Wednesday, October 05, 2005

Living and the Day


Yesterday I walked around Fethiye, and quickly moved away from the roiling sea of tourism down by the harbor and up towards the mountain. The cobbled streets became quiet, and I enjoyed a sliver of Turkish village life. Women in head scarves hanging wet clothes on the line, the skin of their face leathered and pulled by time. An older man in a dark wool suitcoat, with a form fitting cap (almost like a lightweight ski cap), walking with a cane and regarding me with a mix of curiosity and resignation. The houses were all white, plastered stone, the roofs all orange terra cotta tile. I saw two kids playing in an empty alley, one of them sitting on a skateboard as it went [very slowly] down the hill, bouncing up and down and laughing. I really love observing this -- things and people as they are, Life going on about its day.

Later that day, I went to Kaya, which is a "ghost town" about 10 miles away from Fethiye.

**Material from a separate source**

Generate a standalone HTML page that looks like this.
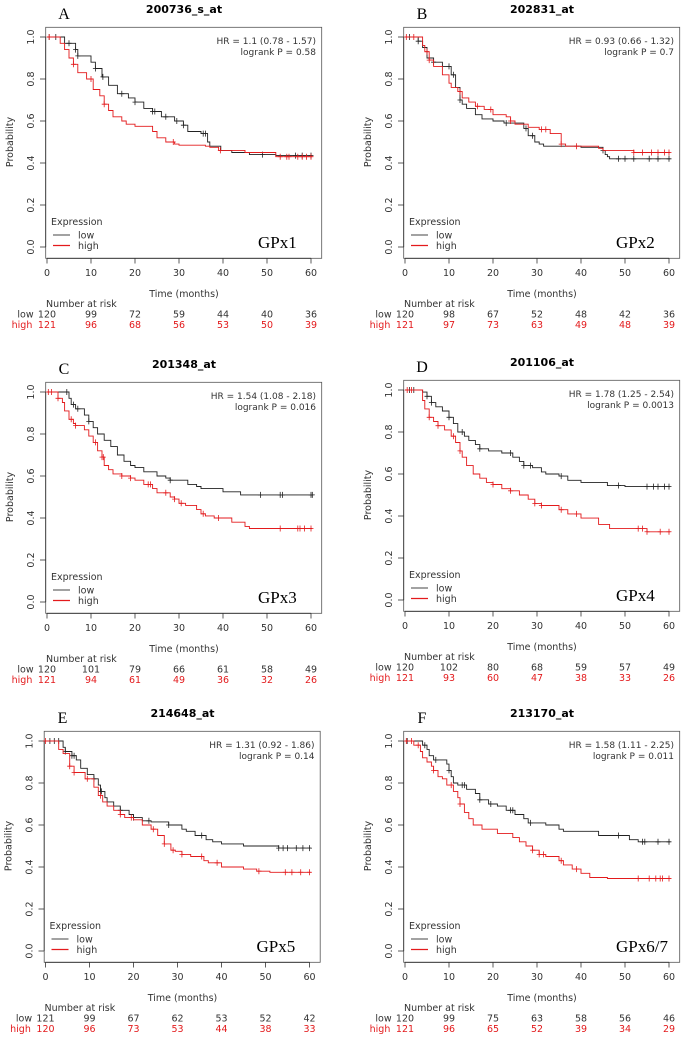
<!DOCTYPE html>
<html><head><meta charset="utf-8">
<style>
html,body{margin:0;padding:0;background:#fff;}
svg{display:block;font-family:"DejaVu Sans","Liberation Sans",sans-serif;}
</style></head>
<body>
<svg id="chart" width="685" height="1040" viewBox="0 0 685 1040" xmlns="http://www.w3.org/2000/svg"></svg>
<script>
// ---- data ----
const panelLetters = ["A","B","C","D","E","F"];
const probeIds = ["200736_s_at","202831_at","201348_at","201106_at","214648_at","213170_at"];
const geneLabels = ["GPx1","GPx2","GPx3","GPx4","GPx5","GPx6/7"];
const hrTexts = ["HR = 1.1 (0.78 - 1.57)","HR = 0.93 (0.66 - 1.32)","HR = 1.54 (1.08 - 2.18)","HR = 1.78 (1.25 - 2.54)","HR = 1.31 (0.92 - 1.86)","HR = 1.58 (1.11 - 2.25)"];
const pTexts = ["logrank P = 0.58","logrank P = 0.7","logrank P = 0.016","logrank P = 0.0013","logrank P = 0.14","logrank P = 0.011"];
const xTicks = [0,10,20,30,40,50,60];
const yTicks = [0,0.2,0.4,0.6,0.8,1.0];
const yTickLabels = ["0.0","0.2","0.4","0.6","0.8","1.0"];
const riskLow = [[120,99,72,59,44,40,36],[120,98,67,52,48,42,36],[120,101,79,66,61,58,49],[120,102,80,68,59,57,49],[121,99,67,62,53,52,42],[120,99,75,63,58,56,46]];
const riskHigh = [[121,96,68,56,53,50,39],[121,97,73,63,49,48,39],[121,94,61,49,36,32,26],[121,93,60,47,38,33,26],[120,96,73,53,44,38,33],[121,96,65,52,39,34,29]];

const aLow=[[4,0.97],[6.5,0.94],[7,0.91],[10,0.88],[11,0.85],[12.5,0.81],[14,0.77],[16,0.73],[18.5,0.71],[20,0.69],[22,0.66],[24,0.645],[26,0.62],[29,0.6],[31,0.58],[32,0.55],[35,0.54],[36.5,0.5],[37,0.48],[39.5,0.46],[42,0.45],[46,0.44],[52,0.435]];
const aHigh=[[3,0.97],[4,0.94],[5,0.9],[6,0.87],[7,0.83],[9,0.8],[10.5,0.75],[12,0.72],[13,0.68],[14,0.65],[15,0.62],[17,0.6],[18,0.585],[20,0.575],[24,0.55],[25,0.52],[27,0.5],[29,0.49],[30,0.485],[36,0.48],[37,0.475],[39,0.46],[45,0.45],[52,0.43]];
const bLow=[[3,0.98],[4,0.95],[5,0.9],[6.5,0.88],[8.5,0.86],[10.5,0.82],[11.5,0.76],[12.5,0.7],[13,0.68],[14,0.66],[16,0.63],[17.5,0.61],[20,0.6],[22.5,0.59],[27,0.565],[28,0.53],[29.5,0.5],[30.5,0.49],[31.5,0.48],[40,0.475],[45,0.46],[45.5,0.44],[46,0.43],[46.5,0.42]];
const bHigh=[[4,0.96],[4.5,0.93],[5.5,0.89],[6.5,0.86],[8.5,0.82],[10,0.78],[10.5,0.76],[12,0.74],[13,0.71],[14.5,0.69],[16,0.67],[18,0.655],[20,0.63],[23,0.62],[24,0.6],[25,0.585],[28,0.57],[30.5,0.56],[33,0.54],[35.5,0.49],[36.5,0.48],[44,0.47],[45,0.46],[52,0.45]];
const cLow=[[5,0.97],[5.5,0.94],[6.5,0.92],[8.5,0.89],[9.5,0.86],[10.5,0.83],[11.5,0.8],[13,0.77],[14.5,0.74],[16,0.7],[17.5,0.67],[19,0.65],[20,0.64],[22,0.62],[25,0.6],[27,0.59],[28,0.58],[32,0.56],[34,0.55],[35,0.54],[40,0.525],[44,0.51]];
const cHigh=[[2.5,0.97],[3.5,0.95],[4,0.91],[5,0.87],[6,0.85],[6.5,0.84],[8.5,0.82],[9.5,0.79],[10.5,0.76],[11.5,0.72],[12.5,0.69],[13,0.65],[14,0.63],[15,0.61],[17,0.6],[19,0.59],[20,0.58],[22,0.56],[24,0.54],[25,0.52],[28,0.5],[29,0.49],[30,0.47],[31.5,0.46],[34,0.44],[35,0.42],[36,0.41],[38,0.4],[42,0.38],[45,0.36],[46,0.35]];
const dLow=[[4,0.99],[5,0.97],[6,0.94],[7,0.92],[8.5,0.9],[10,0.87],[11,0.84],[12,0.8],[13.5,0.78],[14.5,0.76],[16,0.74],[17,0.72],[19,0.71],[22,0.7],[24.5,0.68],[26,0.66],[27,0.64],[29,0.63],[31,0.61],[32,0.6],[35,0.59],[37,0.57],[40,0.56],[46,0.545],[50,0.54]];
const dHigh=[[4,0.95],[4.5,0.91],[5.5,0.87],[6.5,0.85],[7.5,0.83],[9,0.81],[10.5,0.78],[11.5,0.75],[12.5,0.71],[13,0.68],[14,0.64],[15.5,0.6],[17,0.58],[18.5,0.56],[20,0.55],[22,0.53],[24,0.52],[26,0.5],[28,0.48],[29.5,0.46],[31,0.45],[35,0.43],[37,0.41],[40,0.39],[44,0.36],[46.5,0.34],[55,0.325]];
const eLow=[[4,0.97],[4.5,0.95],[6,0.93],[7,0.91],[8,0.87],[9.5,0.84],[11,0.82],[12,0.79],[12.5,0.76],[13.5,0.73],[14,0.71],[15.5,0.69],[17,0.67],[19,0.65],[20,0.635],[22,0.62],[24,0.615],[28,0.6],[31,0.58],[32,0.57],[34,0.55],[36.5,0.53],[38,0.52],[40,0.51],[45,0.5],[53,0.49]];
const eHigh=[[3,0.96],[4,0.94],[5.5,0.88],[6.5,0.85],[9,0.82],[11,0.78],[12,0.74],[13,0.71],[14,0.69],[15.5,0.67],[17,0.65],[18,0.635],[20,0.625],[22,0.6],[24,0.58],[25.5,0.55],[27,0.51],[28.5,0.48],[29.5,0.475],[31,0.46],[33,0.45],[36,0.43],[37,0.42],[40,0.4],[45,0.39],[48,0.38],[51,0.375]];
const fLow=[[4,0.98],[5,0.96],[5.5,0.93],[6.5,0.91],[9.5,0.89],[10,0.86],[10.5,0.83],[11,0.8],[12,0.79],[14,0.77],[16,0.75],[17,0.72],[19,0.7],[21,0.69],[23,0.67],[25,0.65],[27,0.63],[28,0.61],[32,0.6],[35,0.58],[36,0.57],[44,0.55],[51,0.53],[53,0.52]];
const fHigh=[[2,0.98],[3.5,0.95],[4,0.92],[5,0.9],[6,0.88],[6.5,0.86],[7.5,0.83],[8.5,0.82],[9.5,0.79],[11,0.76],[12,0.73],[12.5,0.7],[13.5,0.66],[14.5,0.63],[15.5,0.6],[17.5,0.58],[21,0.56],[24.5,0.54],[26,0.52],[27.5,0.5],[29,0.48],[30.5,0.46],[32,0.45],[35,0.43],[36,0.41],[38,0.39],[40,0.37],[42,0.35],[46,0.345]];

const aLowCens=[0.5,2,5,6.5,7,11,12.7,17,20,24,24.5,27,29.5,31,35.5,36,49,56.5,58,60];
const aHighCens=[0.5,6,10,13,28.7,39.4,53,54.5,55,57,58,59,60];
const bLowCens=[1,3,6.5,10,11,12.5,23,27.5,29,45,48.5,50,52,55.5,57.5,60];
const bHighCens=[0.3,2,5,5.5,12.5,16.5,19.5,24,31,32,35.5,39,52,54,56,57.5,59,60];
const cLowCens=[4.5,6,7,9.5,28,48.5,53,53.5,60,60.3];
const cHighCens=[0.3,1,2.5,5.5,6.5,11,12.5,12.8,17,19,23,23.5,27,29,30.5,35.5,39,53,57,57.5,58.5,60];
const dLowCens=[1,2,5,6,10,13,17,24,27,28.5,35.5,48.5,55,56.5,57.5,59,60];
const dHighCens=[0.5,1.5,5.5,7.5,11,12.5,20,24,29.5,31,35.5,39,53,54,55,58,60];
const eLowCens=[1,2,3,4.5,6,6.5,11,12.5,12.7,17,20,23.5,28,35.5,53,54,55,57,58.5,60];
const eHighCens=[0,5.5,6.5,9.5,12.5,17,19.5,24.5,27,29,31,35.5,39,48.5,54.5,56,58,60];
const fLowCens=[0.5,4.5,7,10,13,13.5,17,19.5,24,24.5,28.5,48.5,54,54.5,57.5,60];
const fHighCens=[0.3,1.5,3,6.5,10.5,12.5,29,30.5,31.5,35.5,39,53,55.5,57,58,58.5,60];

const lowCurves=[aLow,bLow,cLow,dLow,eLow,fLow];
const highCurves=[aHigh,bHigh,cHigh,dHigh,eHigh,fHigh];
const lowCens=[aLowCens,bLowCens,cLowCens,dLowCens,eLowCens,fLowCens];
const highCens=[aHighCens,bHighCens,cHighCens,dHighCens,eHighCens,fHighCens];

// ---- layout ----
const NS="http://www.w3.org/2000/svg";
const svg=document.getElementById('chart');
const offX=[0,358,0,358,-1.5,358];
const offY=[0,0,355,353,704,704];
const RED="#e31a1c", BLK="#222";

function mk(tag,attrs,parent,txt){
  const e=document.createElementNS(NS,tag);
  for(const k in attrs) e.setAttribute(k,attrs[k]);
  if(txt!==undefined) e.textContent=txt;
  (parent||svg).appendChild(e);
  return e;
}
function stepAt(curve,t){let s=1;for(const p of curve){if(p[0]<=t)s=p[1];}return s;}

for(let i=0;i<6;i++){
  const ox=offX[i], oy=offY[i];
  const xs=t=>ox+47+4.4*t;
  const ys=s=>oy+37+210*(1-s);
  const g=mk('g',{});
  
  

  const lt=mk('text',{x:ox+64,y:oy+19,'font-family':'Liberation Serif, serif','font-size':16,'text-anchor':'middle',fill:'#000'},g,panelLetters[i]);
   
  const tt=mk('text',{x:ox+184,y:oy+13,'font-size':11,'font-weight':'bold','text-anchor':'middle',fill:'#000'},g,probeIds[i]);
   

  const box=mk('rect',{x:ox+45.7,y:oy+27.3,width:276,height:231,fill:'none',stroke:'#555','stroke-width':0.8},g);
   

  // y axis
  mk('line',{x1:ox+45.7,x2:ox+45.7,y1:ys(0),y2:ys(1),stroke:'#333','stroke-width':0.8},g);
  yTicks.forEach((v,k)=>{
    mk('line',{x1:ox+40,x2:ox+45.7,y1:ys(v),y2:ys(v),stroke:'#333','stroke-width':0.8},g);
    const yl=mk('text',{x:ox+34,y:ys(v),'font-size':9.5,'text-anchor':'middle',fill:'#333',transform:`rotate(-90 ${ox+34} ${ys(v)})`},g,yTickLabels[k]);
     
  });
  const yt=mk('text',{x:ox+13,y:oy+142,'font-size':9.5,'text-anchor':'middle',fill:'#333',transform:`rotate(-90 ${ox+13} ${oy+142})`},g,'Probability');
   

  // x axis
  mk('line',{x1:xs(0),x2:xs(60),y1:oy+258.3,y2:oy+258.3,stroke:'#333','stroke-width':0.8},g);
  xTicks.forEach(v=>{
    mk('line',{x1:xs(v),x2:xs(v),y1:oy+258.3,y2:oy+263.5,stroke:'#333','stroke-width':0.8},g);
    const xl=mk('text',{x:xs(v),y:oy+276,'font-size':9.5,'text-anchor':'middle',fill:'#333'},g,String(v));
     
  });
  const xt=mk('text',{x:ox+184,y:oy+297,'font-size':9.5,'text-anchor':'middle',fill:'#333'},g,'Time (months)');
   

  // number at risk
  const nt=mk('text',{x:ox+46,y:oy+307,'font-size':9.5,fill:'#333'},g,'Number at risk');
   
  const l1=mk('text',{x:ox+25.5,y:oy+317.5,'font-size':9.5,'text-anchor':'middle',fill:'#333'},g,'low');
   
  const l2=mk('text',{x:ox+22,y:oy+328,'font-size':9.5,'text-anchor':'middle',fill:RED},g,'high');
   
  xTicks.forEach((v,k)=>{
    const a=mk('text',{x:xs(v),y:oy+317.5,'font-size':9.5,'text-anchor':'middle',fill:'#333'},g,String(riskLow[i][k]));
     
    const b=mk('text',{x:xs(v),y:oy+328,'font-size':9.5,'text-anchor':'middle',fill:RED},g,String(riskHigh[i][k]));
     
  });

  // HR
  const h1=mk('text',{x:ox+316,y:oy+44,'font-size':9,'text-anchor':'end',fill:'#333'},g,hrTexts[i]);
   
  const h2=mk('text',{x:ox+316,y:oy+55,'font-size':9,'text-anchor':'end',fill:'#333'},g,pTexts[i]);
   

  // legend
  const lg=mk('g',{},g);
   
  mk('text',{x:ox+51,y:oy+225,'font-size':9.5,fill:'#333'},lg,'Expression');
  mk('line',{x1:ox+53,x2:ox+70,y1:oy+235,y2:oy+235,stroke:'#444','stroke-width':1},lg);
  mk('line',{x1:ox+53,x2:ox+70,y1:oy+245.5,y2:oy+245.5,stroke:RED,'stroke-width':1.2},lg);
  mk('text',{x:ox+78,y:oy+238.5,'font-size':9.5,fill:'#333'},lg,'low');
  mk('text',{x:ox+78,y:oy+249,'font-size':9.5,fill:'#333'},lg,'high');
  const gl=mk('text',{x:ox+258,y:oy+248,'font-family':'Liberation Serif, serif','font-size':17,fill:'#000'},g,geneLabels[i]);
   

  // curves
  [[lowCurves[i],lowCens[i],BLK,'low'],[highCurves[i],highCens[i],RED,'high']].forEach(([cv,cens,col,nm])=>{
    let d=`M${xs(0)},${ys(1)}`;
    cv.forEach(p=>{d+=` H${xs(p[0]).toFixed(1)} V${ys(p[1]).toFixed(1)}`;});
    d+=` H${xs(60.3).toFixed(1)}`;
    const path=mk('path',{d:d,fill:'none',stroke:col,'stroke-width':0.9},g);
    
    
    cens.forEach(t=>{
      const yy=ys(stepAt(cv,t)), xx=xs(t);
      const m=mk('path',{d:`M${xx-2.5},${yy} H${xx+2.5} M${xx},${yy-3} V${yy+3}`,stroke:col,'stroke-width':0.8,fill:'none'},g);
      
      
    });
  });
}
</script>
</body></html>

This town had been inhabited by ethnic Greeks for centuries. In 1923, after the war between the Turks and the Greeks, they instituted a forced population exchange. Basically, Muslim Greeks were sent to Turkey, and Turks who were Greek Orthodox were sent to Greece. There was no option. So, once a thriving town, Kaya was abandoned. It's pretty surreal there; you can still see fireplaces, and gardens, and the paths that people walked. Quite possibly, those paths once echoed with the same sounds I'd heard that morning - canes hitting stone, giggling kids playing.

Things and times change, still and forever, but Life goes about its day.